Miami-Dade Circuit Judge Spencer Eig denied the Miami suburb’s motion to dismiss a lawsuit filed by residents challenging the municipal ban on front-yard vegetable gardens. The decision keeps alive the lawsuit filed last November by Hermine Ricketts and Tom Carroll.

Related: Case Pits Zoning Enforcement Rights Against Property Owners

Miami Shores adopted the zoning ordinance in 2013 banning front-yard vegetable plants. Trees, fruit and garden gnomes are fine.

The couple used their front yard to grow vegetables and other plants for 17 years. Miami Shores told Ricketts and Carroll to destroy their garden or face fines of $50 per day.
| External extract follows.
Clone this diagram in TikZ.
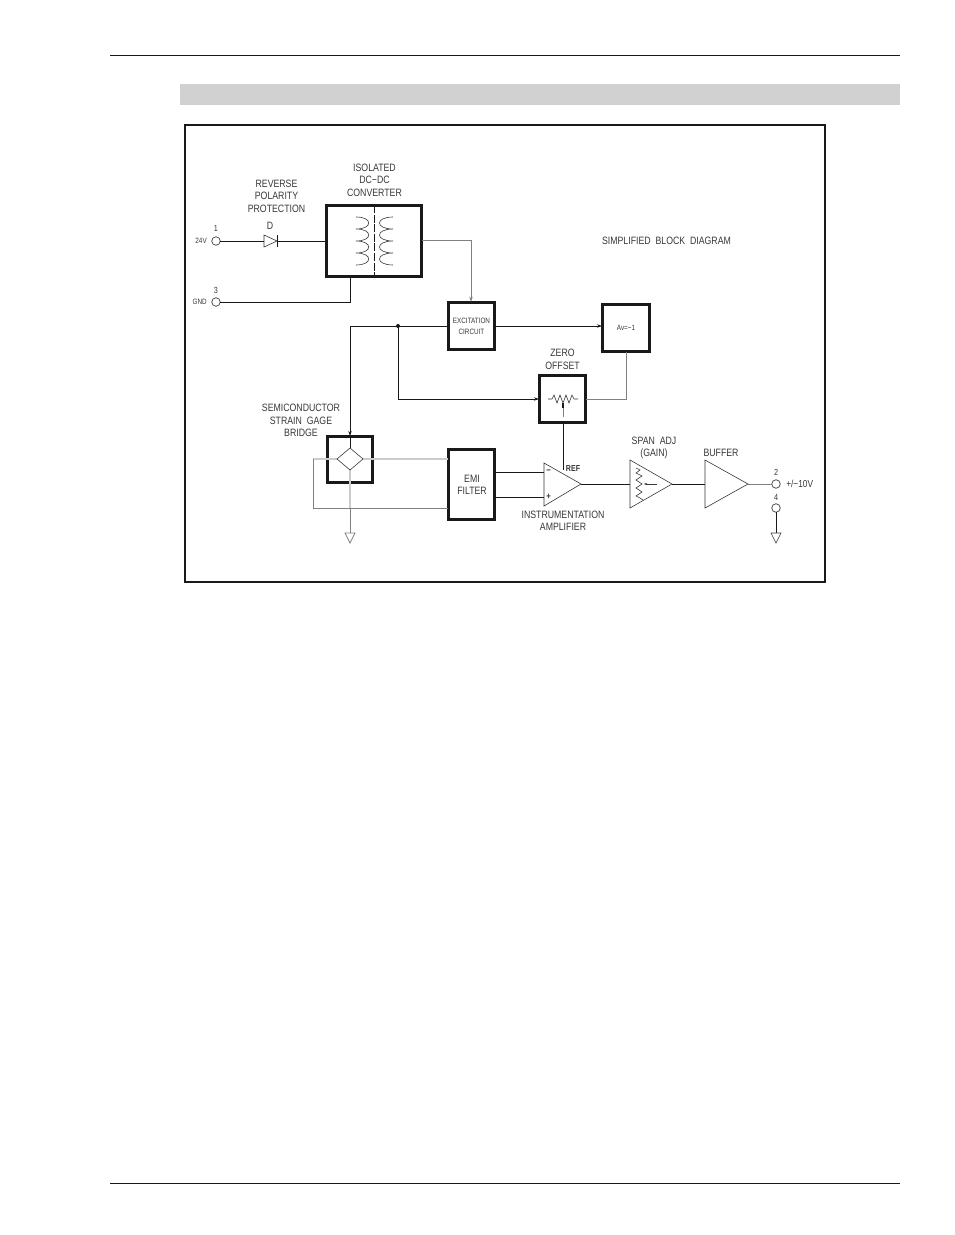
\documentclass[tikz,border=0pt]{standalone}
\usepackage{fontspec}
\setmainfont[FakeStretch=0.82]{Liberation Sans}
\usetikzlibrary{arrows.meta,calc}
\definecolor{ink}{gray}{0.1}
\definecolor{midg}{gray}{0.5}
\definecolor{lightg}{gray}{0.8}
\definecolor{txt}{gray}{0.22}
\tikzset{
  bsize/.style 2 args={minimum width=#1*0.75pt,minimum height=#2*0.75pt},
  blk/.style={draw=ink,line width=2.6pt,fill=white,inner sep=0pt,outer sep=0pt},
  wire/.style={draw=ink,line width=0.75pt},
  gwire/.style={draw=midg,line width=0.6pt},
  lwire/.style={draw=lightg,line width=1.3pt},
  thin part/.style={draw=txt,line width=0.45pt},
  tip/.style={-{Stealth[length=4pt,width=2.6pt]}},
  lab/.style={font=\fontsize{8}{9.4}\selectfont,text=txt,align=center,inner sep=0pt},
  tiny/.style={font=\fontsize{5.8}{8.2}\selectfont,text=txt,align=center,inner sep=0pt},
  digit/.style={font=\fontsize{6.6}{8}\selectfont,text=txt,align=center,inner sep=0pt},
  term/.style={circle,draw=txt,line width=0.5pt,fill=white,minimum size=6.4pt,inner sep=0pt,outer sep=0pt},
  dotn/.style={circle,fill=ink,minimum size=3pt,inner sep=0pt,outer sep=0pt}
}
\begin{document}
\begin{tikzpicture}[x=0.75pt,y=-0.75pt]
\useasboundingbox (0,0) rectangle (954,1235);
\fill[white] (0,0) rectangle (954,1235);
% page furniture
\coordinate (rt1) at (110,55); \coordinate (rt2) at (900,55);
\coordinate (rb1) at (110,1183); \coordinate (rb2) at (900,1183);
\draw[draw=ink,line width=0.7pt] (rt1) -- (rt2);
\draw[draw=ink,line width=0.7pt] (rb1) -- (rb2);
\fill[black!18] (180,84) rectangle (900,105);
\draw[draw=ink,line width=1.2pt] (185,125) rectangle (825,582);

% terminals
\node[term] (t1) at (216,241) {};
\node[term] (t3) at (216,302) {};
\node[term] (t2) at (776,484) {};
\node[term] (t4) at (776,508) {};

% blocks
\node[blk,bsize={95.5}{71.5}] (dc) at (374,241) {};
\node[blk,bsize={46.5}{47.5}] (exc) at (471.5,326) {};
\node[blk,bsize={47.5}{47.5}] (inv) at (626,328) {};
\node[blk,bsize={46.5}{47.5}] (zero) at (562.5,399) {};
\node[blk,bsize={45.5}{46.5}] (bridge) at (350,459.5) {};
\node[blk,bsize={46.5}{70.5}] (emi) at (471.5,484.5) {};

% named points
\coordinate (dA) at (264,241);
\coordinate (dB) at (277,241);
\coordinate (dot) at (398,326);
\coordinate (brTop) at (350,448);
\coordinate (brBot) at (350,470);
\coordinate (brL) at (337,459);
\coordinate (brR) at (363,459);
\coordinate (loopA) at (313,459);
\coordinate (loopB) at (313,508);
\coordinate (g1) at (350,533);
\coordinate (g2) at (776,533);
\coordinate (ampTip) at (581,484);
\coordinate (spanIn) at (630,484);
\coordinate (spanTip) at (672,484);
\coordinate (bufIn) at (705,484);
\coordinate (bufTip) at (748,484);
\coordinate (ref) at (563,470);

% gray bridge wiring
\draw[lwire] (loopA) -- (bridge.west |- loopA);
\draw[lwire] (brL) -- (bridge.west |- brL);
\draw[lwire] (brR) -- (emi.west |- brR);
\draw[gwire] (loopA) -- (loopB) -- (emi.west |- loopB);
\draw[lwire] (brBot) -- (350,508);
\draw[gwire] (350,508) -- (g1);

% black wiring
\draw[wire] (t1) -- (dA);
\draw[wire] (dB) -- (dc.west |- dB);
\draw[wire] (t3) -- (350,302) -- (350,277);
\draw[wire,tip] (exc.west |- dot) -- (350,326) -- (bridge.north);
\draw[wire] (bridge.north) -- (brTop);
\draw[wire,tip] (dot) |- (zero.west);
\node[dotn] (dotnode) at (dot) {};
\draw[wire,tip] (exc.east |- dot) -- (inv.west |- dot);
\draw[wire] (emi.east |- 544,472) -- (544,472);
\draw[wire] (emi.east |- 544,497) -- (544,497);
\draw[wire] (ampTip) -- (spanIn);
\draw[wire] (spanTip) -- (bufIn);

% gray wiring
\draw[gwire,tip] (dc.east |- 0,240) -- (471,240) -- (471,302);
\draw[gwire] (inv.south) |- (zero.east);
\draw[gwire] (bufTip) -- (t2);
\draw[draw=ink,line width=0.6pt] (t4) -- (g2);

% diode
\draw[thin part,fill=white] (dA) ++(0,-6) -- (dB) -- (264,247) -- cycle;
\draw[draw=ink,line width=0.7pt] (277,235) -- (277,247);

% transformer
\draw[draw=ink,line width=0.75pt,dash pattern=on 6pt off 1.2pt] (374,205) -- (374,277);
\draw[thin part] (356,217)
  .. controls (373,217) and (373,229) .. (356,229)
  .. controls (373,229) and (373,241) .. (356,241)
  .. controls (373,241) and (373,253) .. (356,253)
  .. controls (373,253) and (373,265) .. (356,265);
\draw[thin part] (393,217)
  .. controls (375,217) and (375,229) .. (393,229)
  .. controls (375,229) and (375,241) .. (393,241)
  .. controls (375,241) and (375,253) .. (393,253)
  .. controls (375,253) and (375,265) .. (393,265);

% bridge diamond and grounds
\draw[thin part] (brTop) -- (brR) -- (brBot) -- (brL) -- cycle;
\draw[gwire,fill=white] (g1) ++(-5,0) -- ++(10,0) -- ++(-5,10) -- cycle;
\draw[thin part,fill=white] (g2) ++(-5,0) -- ++(10,0) -- ++(-5,10) -- cycle;

% zero-offset pot
\draw[thin part] (548,399) -- (552,399) -- (554,395) -- (557,403) -- (560,395) -- (563,403) -- (566,395) -- (569,403) -- (572,395) -- (574,399) -- (578,399);
\draw[draw=midg,line width=0.7pt] (563,417) -- (563,404);
\draw[draw=ink,line width=0.8pt] (563,408) -- (563,403);

% amplifiers
\draw[thin part,fill=white] (544,463) -- (ampTip) -- (544,506) -- cycle;
\draw[thin part,fill=white] (630,460) -- (spanTip) -- (630,508) -- cycle;
\draw[thin part,fill=white] (705,460) -- (bufTip) -- (705,508) -- cycle;
\draw[wire] (zero.south -| ref) -- (ref);
\draw[thin part] (636,468) -- (640,470) -- (636,473) -- (642,476) -- (636,480) -- (642,484) -- (636,488) -- (642,492) -- (636,496) -- (640,498) -- (643,500);
\draw[draw=txt,line width=0.35pt,-{Stealth[length=2.5pt,width=1.8pt]}] (657,484) -- (644,484);

% labels
\node[lab] (lRev) at (276.5,196) {REVERSE\\POLARITY\\PROTECTION};
\node[lab] (lD) at (270,226) {D};
\node[lab] (lIso) at (374.5,180) {ISOLATED\\DC−DC\\CONVERTER};
\node[digit] (n1) at (216,228) {1};
\node[digit] (n3) at (216,290) {3};
\node[tiny,anchor=east] (l24) at (207,241) {24V};
\node[tiny,anchor=east] (lGnd) at (207,302) {GND};
\node[tiny] (lExc) at (471.5,326.5) {EXCITATION\\CIRCUIT};
\node[tiny] (lAv) at (626,328) {Av=−1};
\node[lab] (lSbd) at (666.5,241) {SIMPLIFIED\ \ BLOCK\ \ DIAGRAM};
\node[lab] (lZero) at (562.5,359.5) {ZERO\\OFFSET};
\node[lab] (lSemi) at (301,420.5) {SEMICONDUCTOR\\STRAIN\ \ GAGE\\BRIDGE};
\node[lab] (lEmi) at (472,485) {EMI\\FILTER};
\node[tiny,font=\fontsize{6.5}{8}\selectfont\bfseries] (lRef) at (573,469) {REF};
\node[tiny,font=\fontsize{7}{8}\selectfont\bfseries] (lMinus) at (548.5,472) {−};
\node[tiny,font=\fontsize{7}{8}\selectfont\bfseries] (lPlus) at (548.5,497) {+};
\node[lab] (lInst) at (563,521) {INSTRUMENTATION\\AMPLIFIER};
\node[lab] (lSpan) at (654,448) {SPAN\ \ ADJ\\(GAIN)};
\node[lab] (lBuf) at (721,453) {BUFFER};
\node[digit] (n2) at (776,472) {2};
\node[digit] (n4) at (776,497) {4};
\node[lab,font=\fontsize{7.6}{8}\selectfont,anchor=west] (lOut) at (786,484) {+/−10V};
\end{tikzpicture}
\end{document}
They complied but fought back with the lawsuit.

“Miami Shores’ ban on front-yard vegetable gardens doesn’t make any sense,” said attorney Ari Bargil, who represents the couple and the Virginia-based Institute for Justice, a property-rights group that has taken up the couple’s cause. “A yard does not become unsightly just because you can eat some of the things you grow there.”

Bargil said the Florida Constitution protects the property rights of homeowners who want to use their property in a peaceful, productive manner.

“We look forward to not only vindicating our clients’ rights but to securing a ruling that protects that right for the benefit of all Floridians,” he said.

Miami Shores does not comment on pending litigation.